AIM OF THE EXERCISE: Quote from the first line below through the line that contains "var yTicks = [0,5,10,15,20,25,30,35];", both included, and leave the pictures out.

DATA LISTING:
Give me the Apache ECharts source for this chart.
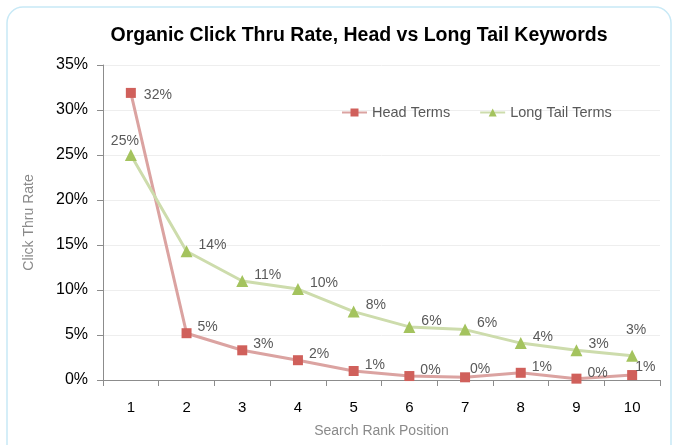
<!DOCTYPE html>
<html><head><meta charset="utf-8">
<script src="https://cdn.jsdelivr.net/npm/echarts@6/dist/echarts.min.js"></script>
<style>html,body{margin:0;padding:0;background:#fff}#c{width:675px;height:445px}</style>
</head><body><div id="c"></div>
<script>
var categories = ['1','2','3','4','5','6','7','8','9','10'];
var headTerms = [31.9, 5.2, 3.3, 2.2, 1.0, 0.44, 0.3, 0.8, 0.15, 0.55];
var longTailTerms = [25.0, 14.3, 11.0, 10.1, 7.6, 5.9, 5.6, 4.1, 3.3, 2.7];
var yTicks = [0,5,10,15,20,25,30,35];

var chart = echarts.init(document.getElementById('c'));
var lblBase = {show:true, position:'right', distance:6, offset:[0,-6], color:'#595959', fontSize:14, fontFamily:'Liberation Sans, Arial',
  formatter:function(p){return Math.round(p.value)+'%';}};
function withOverrides(arr, ov){
  return arr.map(function(v,i){ var o={value:v}; if(ov[i]) o.label=ov[i]; return o; });
}
var headData = withOverrides(headTerms, {
  0:{offset:[2,2]}, 6:{offset:[-6,-8]}, 9:{offset:[-8,-8]}
});
var tailData = withOverrides(longTailTerms, {
  0:{position:'top', offset:[-6,3], distance:4},
  9:{position:'top', offset:[4,-9], distance:4}
});
chart.setOption({
  animation:false,
  graphic:[{type:'rect', shape:{x:7,y:7,width:664,height:470,r:16}, style:{fill:'none', stroke:'#c8e9f6', lineWidth:1.5}, z:-1}],
  title:{text:'Organic Click Thru Rate, Head vs Long Tail Keywords', left:354, textAlign:'center', top:21,
    textStyle:{fontSize:19.5, fontWeight:'bold', color:'#000', fontFamily:'Liberation Sans, Arial'}},
  legend:{top:100, left:336, itemGap:29, itemWidth:25, itemHeight:10, textStyle:{fontSize:14.5, color:'#595959', fontFamily:'Liberation Sans, Arial'},
    data:['Head Terms','Long Tail Terms']},
  grid:{left:103, right:15, top:65, bottom:65},
  xAxis:{type:'category', data:categories, boundaryGap:true, name:'Search Rank Position', nameLocation:'middle', nameGap:44,
    nameTextStyle:{fontSize:14, color:'#8a8a8a', fontFamily:'Liberation Sans, Arial'},
    axisLine:{lineStyle:{color:'#8c8c8c'}}, axisTick:{show:true, length:6, lineStyle:{color:'#8c8c8c'}},
    axisLabel:{fontSize:15, color:'#000', margin:20, fontFamily:'Liberation Sans, Arial'}},
  yAxis:{type:'value', min:0, max:35, interval:5, name:'Click Thru Rate', nameLocation:'middle', nameGap:67,
    nameTextStyle:{fontSize:14, color:'#8a8a8a', fontFamily:'Liberation Sans, Arial'},
    axisLine:{show:true, lineStyle:{color:'#8c8c8c'}}, axisTick:{show:true, length:6, inside:false, lineStyle:{color:'#8c8c8c'}},
    splitLine:{lineStyle:{color:'#eeeeee'}},
    axisLabel:{fontSize:16, color:'#000', margin:15, fontFamily:'Liberation Sans, Arial', formatter:function(v){return yTicks.indexOf(v)>=0? v+'%':'';}}},
  series:[
    {name:'Head Terms', type:'line', data:headData, symbol:'rect', symbolSize:10,
     lineStyle:{color:'#dba3a1', width:3}, itemStyle:{color:'#d0605b'}, label:lblBase},
    {name:'Long Tail Terms', type:'line', data:tailData, symbol:'triangle', symbolSize:12,
     lineStyle:{color:'#cddcac', width:3}, itemStyle:{color:'#a4c35e'}, label:lblBase}
  ]
});
</script></body></html>
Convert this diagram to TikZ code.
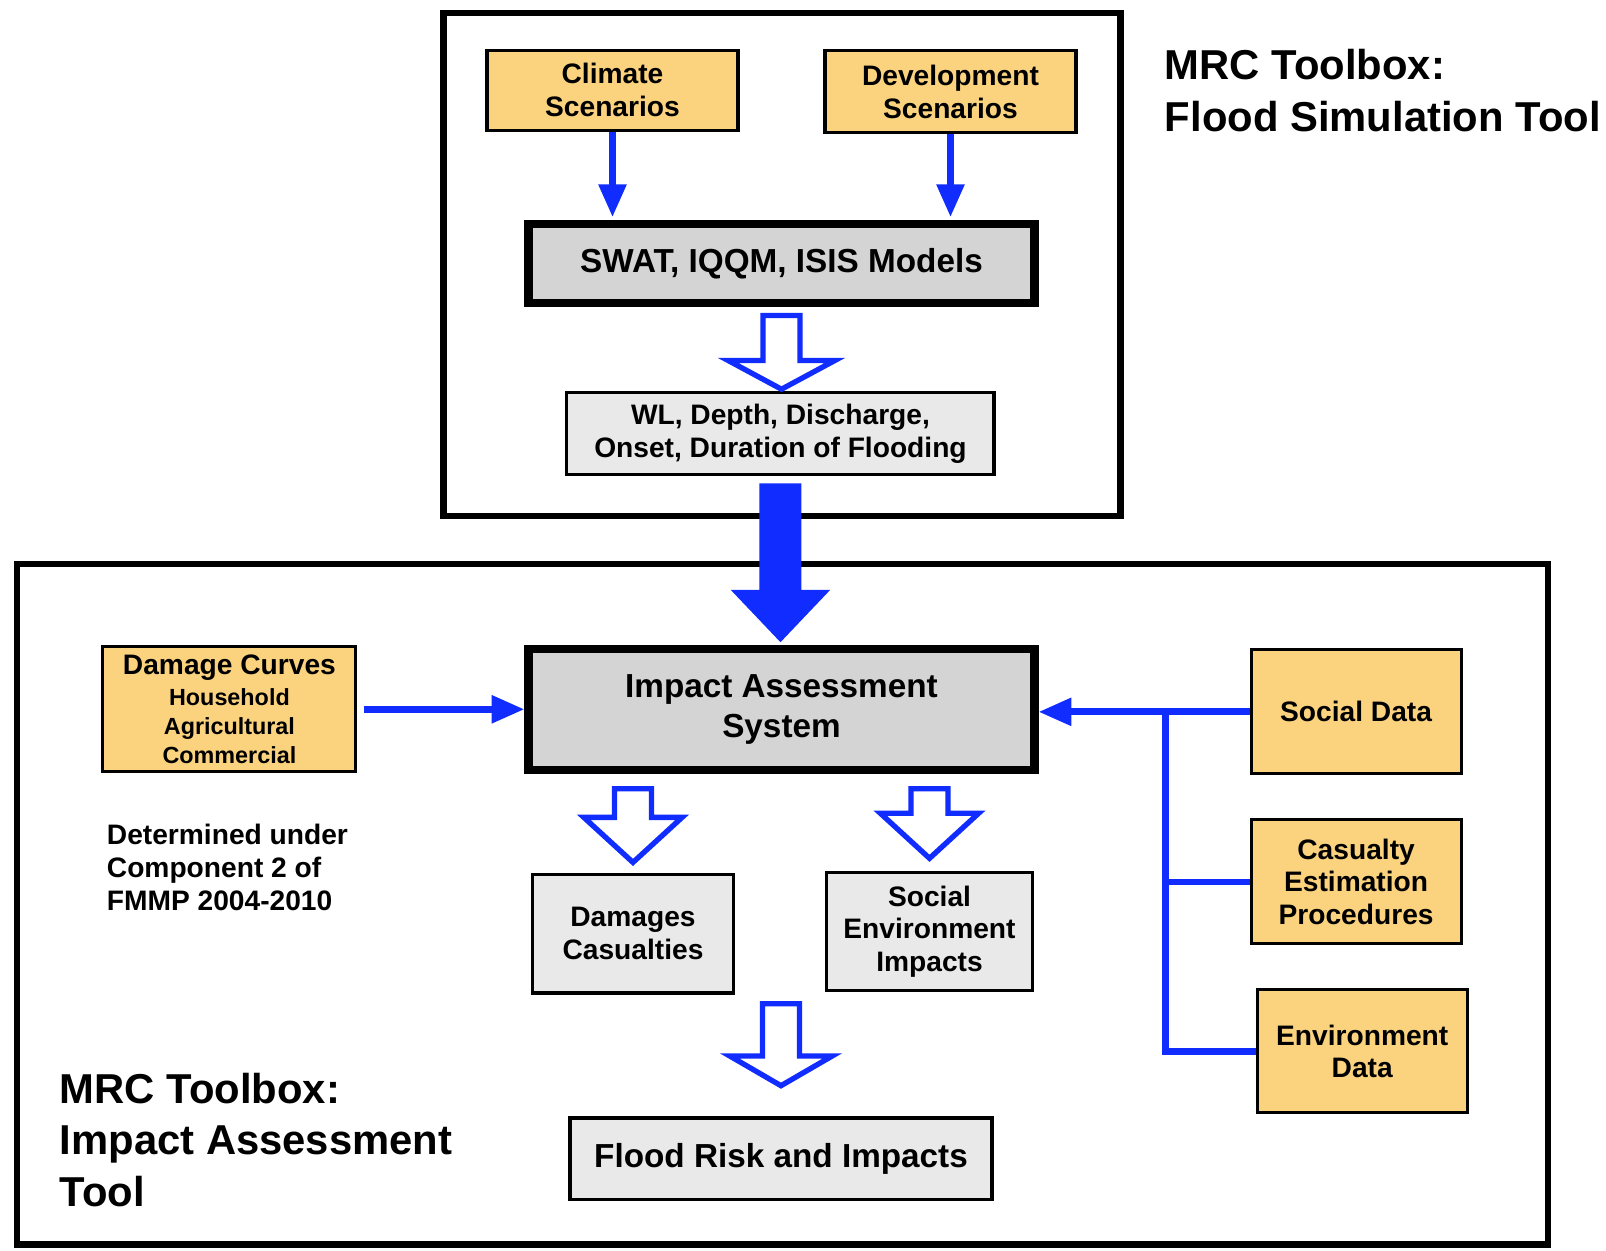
\documentclass[tikz,border=0pt]{standalone}
\usepackage{fontspec}
\setmainfont{Liberation Sans}
\usetikzlibrary{arrows.meta,calc}
\definecolor{orangec}{RGB}{251,211,126}
\definecolor{darkg}{RGB}{212,212,212}
\definecolor{lightg}{RGB}{233,233,233}
\definecolor{blueA}{RGB}{16,44,255}
\newcommand\boxfont{\fontsize{13.75}{16}\selectfont\bfseries}
\newcommand\bigboxfont{\fontsize{16.25}{19.5}\selectfont\bfseries}
\newcommand\subfont{\fontsize{11.4}{14}\selectfont\bfseries}
\newcommand\titlefont{\fontsize{20.4}{25.3}\selectfont\bfseries}
% #1 top point, #2 tip point, #3 head length, #4 head half width
\newcommand\hollowarrow[4]{%
  \draw[hollow] let \p1=#1, \p2=#2 in
    (\x1-9pt,\y1) -- (\x1+9pt,\y1) -- (\x1+9pt,\y2+#3) -- (\x1+#4,\y2+#3)
    -- (\x1,\y2) -- (\x1-#4,\y2+#3) -- (\x1-9pt,\y2+#3) -- cycle;}
\tikzset{
  base/.style={draw=black, align=center, inner sep=0pt, font=\boxfont},
  orangebox/.style={base, fill=orangec, line width=1.5pt},
  lightbox/.style={base, fill=lightg, line width=1.5pt},
  thickbox/.style={base, fill=darkg, line width=4pt, font=\bigboxfont},
  frame/.style={draw=black, line width=3pt, inner sep=0pt},
  blueline/.style={draw=blueA, line width=3.3pt},
  bluearrow/.style={blueline, -{Triangle[length=16pt,width=13pt]}},
  hollow/.style={draw=blueA, line width=2.6pt, fill=white, line join=miter},
  solidarrow/.style={fill=blueA, draw=none},
  freetext/.style={inner sep=0pt, align=left, anchor=west},
  titletext/.style={freetext, font=\titlefont}
}
\begin{document}
\begin{tikzpicture}[x=0.5pt,y=-0.5pt]
\useasboundingbox (0,0) rectangle (1568,1221);
% frames
\node[frame, minimum width=330.5pt, minimum height=245.5pt] (topframe) at (763.5,258.5) {};
\node[frame, minimum width=747pt, minimum height=332pt] (botframe) at (764,883) {};
% top part
\node[orangebox, minimum width=122.5pt, minimum height=39pt] (climate) at (598,88) {Climate\\Scenarios};
\node[orangebox, minimum width=122.5pt, minimum height=40pt] (dev) at (928,89.5) {Development\\Scenarios};
\node[thickbox, minimum width=247pt, minimum height=38.5pt] (swat) at (763,257.5) {SWAT, IQQM, ISIS Models};
\node[lightbox, minimum width=208.5pt, minimum height=40pt] (wl) at (762,423.5) {WL, Depth, Discharge,\\Onset, Duration of Flooding};
\node[titletext] (ttop) at (1137,88.5) {MRC Toolbox:\\Flood Simulation Tool};
% bottom part
\node[orangebox, minimum width=123.5pt, minimum height=61pt, font=\subfont] (damage) at (224,692.5)
  {{\boxfont Damage Curves}\\[1pt]Household\\Agricultural\\Commercial};
\node[thickbox, minimum width=247pt, minimum height=59pt] (ias) at (763,693) {Impact Assessment\\System};
\node[orangebox, minimum width=102.5pt, minimum height=60.5pt] (social) at (1324,695) {Social Data};
\node[orangebox, minimum width=102.5pt, minimum height=60.5pt] (casualty) at (1324,861) {Casualty\\Estimation\\Procedures};
\node[orangebox, minimum width=102.5pt, minimum height=60pt] (envdata) at (1330,1026.5) {Environment\\Data};
\node[lightbox, minimum width=98.5pt, minimum height=58pt] (damages) at (618,911.5) {Damages\\Casualties};
\node[lightbox, minimum width=101pt, minimum height=58pt] (socenv) at (907.5,909.5) {Social\\Environment\\Impacts};
\node[lightbox, minimum width=206pt, minimum height=40pt, font=\bigboxfont] (flood) at (762.5,1131.5) {Flood Risk and Impacts};
\node[freetext, font=\boxfont] (determined) at (104,847) {Determined under\\Component 2 of\\FMMP 2004-2010};
\node[titletext] (tbot) at (58,1113) {MRC Toolbox:\\Impact Assessment\\Tool};
% connectors
\draw[bluearrow, shorten >=1.5pt] (climate.south) -- (climate.south |- swat.north);
\draw[bluearrow, shorten >=1.5pt] (dev.south) -- (dev.south |- swat.north);
\draw[bluearrow, shorten <=3pt] (damage.east) -- (damage.east -| ias.west);
\coordinate (bus) at (1138,0);
\draw[bluearrow] (social.west) -- (social.west -| ias.east);
\draw[blueline, line join=miter] (envdata.west) -| (bus |- social.west);
\draw[blueline] (casualty.west) -- (bus |- casualty.west);
% hollow arrows
\hollowarrow{($(swat.south)+(0,8)$)}{($(wl.north)+(0,-2)$)}{14pt}{26pt}
\hollowarrow{($(ias.south -| damages.north)+(0,14)$)}{($(damages.north)+(0,-10)$)}{22pt}{24pt}
\hollowarrow{($(ias.south -| socenv.north)+(0,14)$)}{($(socenv.north)+(0,-12)$)}{22pt}{24pt}
\hollowarrow{($(flood.north)+(0,-110)$)}{($(flood.north)+(0,-30)$)}{14.5pt}{25pt}
% big solid arrow
\fill[solidarrow] let \p1=($(wl.south)+(0,7)$), \p2=($(ias.north)+(0,-3)$) in
  (\x1-10.25pt,\y1) -- (\x1+10.25pt,\y1) -- (\x1+10.25pt,\y2+25.5pt) -- (\x1+24.25pt,\y2+25.5pt)
  -- (\x1,\y2) -- (\x1-24.25pt,\y2+25.5pt) -- (\x1-10.25pt,\y2+25.5pt) -- cycle;
\end{tikzpicture}
\end{document}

TASK OUTPUT:
Give me the Apache ECharts source for this chart.
<!DOCTYPE html>
<html><head><meta charset="utf-8">
<script src="https://cdn.jsdelivr.net/npm/echarts@6/dist/echarts.min.js"></script>
<style>html,body{margin:0;padding:0;background:#fff}#c{width:675px;height:445px}</style>
</head><body><div id="c"></div>
<script>
var categories = ['1','2','3','4','5','6','7','8','9','10'];
var headTerms = [31.9, 5.2, 3.3, 2.2, 1.0, 0.44, 0.3, 0.8, 0.15, 0.55];
var longTailTerms = [25.0, 14.3, 11.0, 10.1, 7.6, 5.9, 5.6, 4.1, 3.3, 2.7];
var yTicks = [0,5,10,15,20,25,30,35];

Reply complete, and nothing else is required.